EXERCISE:
Repeat exactly the lines from the line with "What matplotlib code" to the line with "ring_red = '#d7282f'", including both, and leave out any pictures.

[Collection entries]
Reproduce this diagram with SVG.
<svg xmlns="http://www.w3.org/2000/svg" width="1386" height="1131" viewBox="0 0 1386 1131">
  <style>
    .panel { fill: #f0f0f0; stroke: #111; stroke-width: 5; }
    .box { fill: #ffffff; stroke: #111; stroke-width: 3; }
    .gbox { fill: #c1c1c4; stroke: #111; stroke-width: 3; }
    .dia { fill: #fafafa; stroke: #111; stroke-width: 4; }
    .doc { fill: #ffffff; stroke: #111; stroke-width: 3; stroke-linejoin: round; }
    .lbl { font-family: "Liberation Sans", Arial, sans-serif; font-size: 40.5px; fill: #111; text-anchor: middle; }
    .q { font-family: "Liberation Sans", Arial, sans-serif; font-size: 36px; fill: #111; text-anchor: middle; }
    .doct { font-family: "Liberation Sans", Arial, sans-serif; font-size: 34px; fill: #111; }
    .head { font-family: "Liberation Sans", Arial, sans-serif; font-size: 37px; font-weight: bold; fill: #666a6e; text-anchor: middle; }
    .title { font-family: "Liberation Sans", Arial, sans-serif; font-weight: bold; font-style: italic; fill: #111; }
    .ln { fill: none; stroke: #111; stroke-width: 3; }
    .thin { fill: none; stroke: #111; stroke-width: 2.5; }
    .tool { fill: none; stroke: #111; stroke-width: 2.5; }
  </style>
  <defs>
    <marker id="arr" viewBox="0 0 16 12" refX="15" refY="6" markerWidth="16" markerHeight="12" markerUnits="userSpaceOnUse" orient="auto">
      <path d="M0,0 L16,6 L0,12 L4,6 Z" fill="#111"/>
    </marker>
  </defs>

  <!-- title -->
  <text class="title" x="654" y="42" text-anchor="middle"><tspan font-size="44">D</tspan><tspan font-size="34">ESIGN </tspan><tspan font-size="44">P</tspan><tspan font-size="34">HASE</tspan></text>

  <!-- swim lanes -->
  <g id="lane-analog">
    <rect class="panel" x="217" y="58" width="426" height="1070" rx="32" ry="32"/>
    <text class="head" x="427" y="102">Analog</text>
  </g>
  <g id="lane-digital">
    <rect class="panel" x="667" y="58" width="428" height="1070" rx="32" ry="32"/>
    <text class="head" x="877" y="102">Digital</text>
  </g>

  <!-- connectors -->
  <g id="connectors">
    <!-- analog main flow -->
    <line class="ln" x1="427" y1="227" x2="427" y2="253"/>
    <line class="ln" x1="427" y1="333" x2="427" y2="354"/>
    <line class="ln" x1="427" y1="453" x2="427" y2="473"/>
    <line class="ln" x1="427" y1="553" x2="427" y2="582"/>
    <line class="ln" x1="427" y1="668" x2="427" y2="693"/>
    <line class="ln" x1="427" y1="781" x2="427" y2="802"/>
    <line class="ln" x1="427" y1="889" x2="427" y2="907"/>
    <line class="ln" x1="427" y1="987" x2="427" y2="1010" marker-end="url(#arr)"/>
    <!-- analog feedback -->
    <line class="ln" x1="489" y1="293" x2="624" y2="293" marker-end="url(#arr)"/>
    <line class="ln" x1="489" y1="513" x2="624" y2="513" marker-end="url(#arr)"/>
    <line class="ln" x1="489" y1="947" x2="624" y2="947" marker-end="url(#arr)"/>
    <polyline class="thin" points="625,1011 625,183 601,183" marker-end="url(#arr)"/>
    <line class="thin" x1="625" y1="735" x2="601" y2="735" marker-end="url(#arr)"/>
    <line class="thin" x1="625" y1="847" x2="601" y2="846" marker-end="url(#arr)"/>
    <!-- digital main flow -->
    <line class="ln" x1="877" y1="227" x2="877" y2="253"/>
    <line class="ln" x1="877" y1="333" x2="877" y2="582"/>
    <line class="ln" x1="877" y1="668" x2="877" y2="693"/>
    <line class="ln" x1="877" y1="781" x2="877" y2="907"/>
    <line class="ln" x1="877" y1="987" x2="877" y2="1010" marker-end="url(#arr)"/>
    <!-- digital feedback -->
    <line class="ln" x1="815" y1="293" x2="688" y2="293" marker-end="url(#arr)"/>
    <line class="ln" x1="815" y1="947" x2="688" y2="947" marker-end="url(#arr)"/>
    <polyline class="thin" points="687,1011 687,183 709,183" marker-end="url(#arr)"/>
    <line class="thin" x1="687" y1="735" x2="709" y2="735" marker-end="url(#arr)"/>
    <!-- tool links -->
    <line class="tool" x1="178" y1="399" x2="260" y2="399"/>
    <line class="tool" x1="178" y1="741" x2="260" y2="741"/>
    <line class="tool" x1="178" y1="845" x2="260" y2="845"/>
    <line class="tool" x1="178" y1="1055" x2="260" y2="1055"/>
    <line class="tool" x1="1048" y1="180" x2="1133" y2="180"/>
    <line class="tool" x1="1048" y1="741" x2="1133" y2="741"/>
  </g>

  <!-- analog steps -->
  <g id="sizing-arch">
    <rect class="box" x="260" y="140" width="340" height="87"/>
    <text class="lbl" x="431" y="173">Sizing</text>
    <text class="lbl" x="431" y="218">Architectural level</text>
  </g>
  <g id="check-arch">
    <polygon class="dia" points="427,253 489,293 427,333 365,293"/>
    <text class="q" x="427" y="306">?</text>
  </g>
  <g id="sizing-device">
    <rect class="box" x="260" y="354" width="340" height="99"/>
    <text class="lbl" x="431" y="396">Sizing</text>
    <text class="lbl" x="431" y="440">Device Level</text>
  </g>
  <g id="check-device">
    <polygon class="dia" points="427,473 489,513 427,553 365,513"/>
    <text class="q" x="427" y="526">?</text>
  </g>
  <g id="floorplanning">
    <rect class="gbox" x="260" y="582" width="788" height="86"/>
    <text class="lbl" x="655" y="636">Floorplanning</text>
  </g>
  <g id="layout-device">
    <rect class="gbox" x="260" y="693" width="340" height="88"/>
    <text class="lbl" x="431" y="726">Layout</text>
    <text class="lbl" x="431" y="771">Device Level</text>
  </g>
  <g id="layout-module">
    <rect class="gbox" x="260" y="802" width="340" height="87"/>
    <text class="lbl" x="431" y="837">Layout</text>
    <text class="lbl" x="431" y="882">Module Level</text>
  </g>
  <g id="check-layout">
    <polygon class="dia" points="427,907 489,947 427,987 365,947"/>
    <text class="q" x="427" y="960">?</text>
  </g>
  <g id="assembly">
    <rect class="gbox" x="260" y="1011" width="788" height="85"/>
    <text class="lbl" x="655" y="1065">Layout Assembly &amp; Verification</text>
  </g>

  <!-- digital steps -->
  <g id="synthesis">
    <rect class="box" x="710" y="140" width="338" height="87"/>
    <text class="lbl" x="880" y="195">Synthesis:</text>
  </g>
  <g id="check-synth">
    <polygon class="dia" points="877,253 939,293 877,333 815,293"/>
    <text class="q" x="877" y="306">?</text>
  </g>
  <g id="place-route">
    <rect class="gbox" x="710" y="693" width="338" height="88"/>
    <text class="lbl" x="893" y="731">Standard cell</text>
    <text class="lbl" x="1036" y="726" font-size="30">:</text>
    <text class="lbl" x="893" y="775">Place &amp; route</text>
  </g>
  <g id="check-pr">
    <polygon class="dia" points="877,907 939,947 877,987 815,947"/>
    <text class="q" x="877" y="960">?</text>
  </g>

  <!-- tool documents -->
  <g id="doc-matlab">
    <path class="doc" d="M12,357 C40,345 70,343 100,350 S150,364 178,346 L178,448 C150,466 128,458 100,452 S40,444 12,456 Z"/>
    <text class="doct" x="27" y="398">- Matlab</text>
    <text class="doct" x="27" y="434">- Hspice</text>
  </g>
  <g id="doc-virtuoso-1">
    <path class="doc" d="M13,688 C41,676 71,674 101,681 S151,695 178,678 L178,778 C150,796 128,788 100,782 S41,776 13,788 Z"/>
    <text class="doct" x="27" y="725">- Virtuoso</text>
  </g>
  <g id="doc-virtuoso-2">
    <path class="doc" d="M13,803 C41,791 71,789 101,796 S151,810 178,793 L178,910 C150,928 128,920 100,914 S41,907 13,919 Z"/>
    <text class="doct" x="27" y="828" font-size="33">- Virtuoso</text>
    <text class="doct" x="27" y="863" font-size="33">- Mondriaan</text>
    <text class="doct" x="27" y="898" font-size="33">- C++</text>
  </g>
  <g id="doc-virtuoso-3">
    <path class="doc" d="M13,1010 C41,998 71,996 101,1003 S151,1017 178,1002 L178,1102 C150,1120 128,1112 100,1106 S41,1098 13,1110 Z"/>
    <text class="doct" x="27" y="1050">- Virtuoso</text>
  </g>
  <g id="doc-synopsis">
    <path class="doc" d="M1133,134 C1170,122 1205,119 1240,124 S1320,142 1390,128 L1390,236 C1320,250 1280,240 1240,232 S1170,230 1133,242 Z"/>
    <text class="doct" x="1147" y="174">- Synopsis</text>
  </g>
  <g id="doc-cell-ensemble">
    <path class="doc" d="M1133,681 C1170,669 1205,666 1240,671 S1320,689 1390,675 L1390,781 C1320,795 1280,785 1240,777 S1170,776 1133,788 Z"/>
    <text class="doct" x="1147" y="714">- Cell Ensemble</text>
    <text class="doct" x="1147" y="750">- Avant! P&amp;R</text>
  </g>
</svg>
==
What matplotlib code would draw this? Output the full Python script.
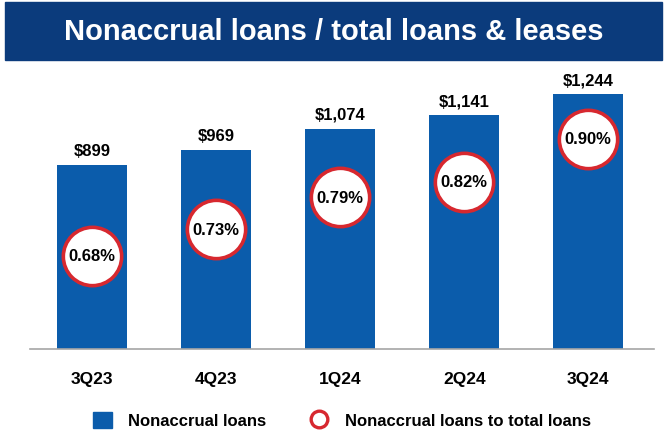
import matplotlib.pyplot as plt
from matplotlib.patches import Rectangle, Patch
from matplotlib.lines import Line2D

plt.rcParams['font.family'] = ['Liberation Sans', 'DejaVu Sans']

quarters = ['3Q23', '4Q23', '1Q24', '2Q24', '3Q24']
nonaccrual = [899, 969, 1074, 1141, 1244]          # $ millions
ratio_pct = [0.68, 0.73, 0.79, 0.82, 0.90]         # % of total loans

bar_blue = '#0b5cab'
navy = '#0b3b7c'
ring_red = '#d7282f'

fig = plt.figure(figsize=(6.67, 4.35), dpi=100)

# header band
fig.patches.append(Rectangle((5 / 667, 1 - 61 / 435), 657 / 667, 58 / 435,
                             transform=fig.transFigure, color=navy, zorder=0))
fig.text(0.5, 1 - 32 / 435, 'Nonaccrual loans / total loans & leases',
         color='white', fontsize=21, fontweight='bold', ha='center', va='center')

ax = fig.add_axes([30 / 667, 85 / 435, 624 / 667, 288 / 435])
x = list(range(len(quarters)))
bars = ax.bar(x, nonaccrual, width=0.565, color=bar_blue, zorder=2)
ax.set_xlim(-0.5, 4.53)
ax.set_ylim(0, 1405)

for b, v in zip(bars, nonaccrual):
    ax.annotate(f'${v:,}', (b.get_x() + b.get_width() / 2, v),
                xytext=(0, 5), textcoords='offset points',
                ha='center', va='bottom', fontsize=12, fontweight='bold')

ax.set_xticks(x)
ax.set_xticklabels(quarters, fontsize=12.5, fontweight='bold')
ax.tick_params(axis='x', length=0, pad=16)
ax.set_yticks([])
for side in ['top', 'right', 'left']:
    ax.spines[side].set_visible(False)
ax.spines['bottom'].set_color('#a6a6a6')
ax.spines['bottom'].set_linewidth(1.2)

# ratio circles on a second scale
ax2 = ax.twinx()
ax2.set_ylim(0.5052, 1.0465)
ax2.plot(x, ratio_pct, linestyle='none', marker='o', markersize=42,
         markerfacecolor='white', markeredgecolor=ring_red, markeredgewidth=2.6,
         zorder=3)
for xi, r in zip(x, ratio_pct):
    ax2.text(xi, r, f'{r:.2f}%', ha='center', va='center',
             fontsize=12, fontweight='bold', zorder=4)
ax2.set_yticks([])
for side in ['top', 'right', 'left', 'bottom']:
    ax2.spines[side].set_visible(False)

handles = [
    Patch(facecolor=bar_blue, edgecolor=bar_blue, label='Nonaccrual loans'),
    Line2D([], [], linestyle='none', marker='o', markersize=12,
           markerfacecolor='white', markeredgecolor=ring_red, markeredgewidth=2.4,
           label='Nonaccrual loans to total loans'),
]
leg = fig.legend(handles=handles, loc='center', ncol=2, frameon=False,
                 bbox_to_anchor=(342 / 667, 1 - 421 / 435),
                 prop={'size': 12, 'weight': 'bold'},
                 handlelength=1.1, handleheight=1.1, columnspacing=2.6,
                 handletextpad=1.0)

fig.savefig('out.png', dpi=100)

TASK RESULT:
What matplotlib code would draw this? Output the full Python script.
import matplotlib.pyplot as plt
from matplotlib.patches import Rectangle, Patch
from matplotlib.lines import Line2D

plt.rcParams['font.family'] = ['Liberation Sans', 'DejaVu Sans']

quarters = ['3Q23', '4Q23', '1Q24', '2Q24', '3Q24']
nonaccrual = [899, 969, 1074, 1141, 1244]          # $ millions
ratio_pct = [0.68, 0.73, 0.79, 0.82, 0.90]         # % of total loans

bar_blue = '#0b5cab'
navy = '#0b3b7c'
ring_red = '#d7282f'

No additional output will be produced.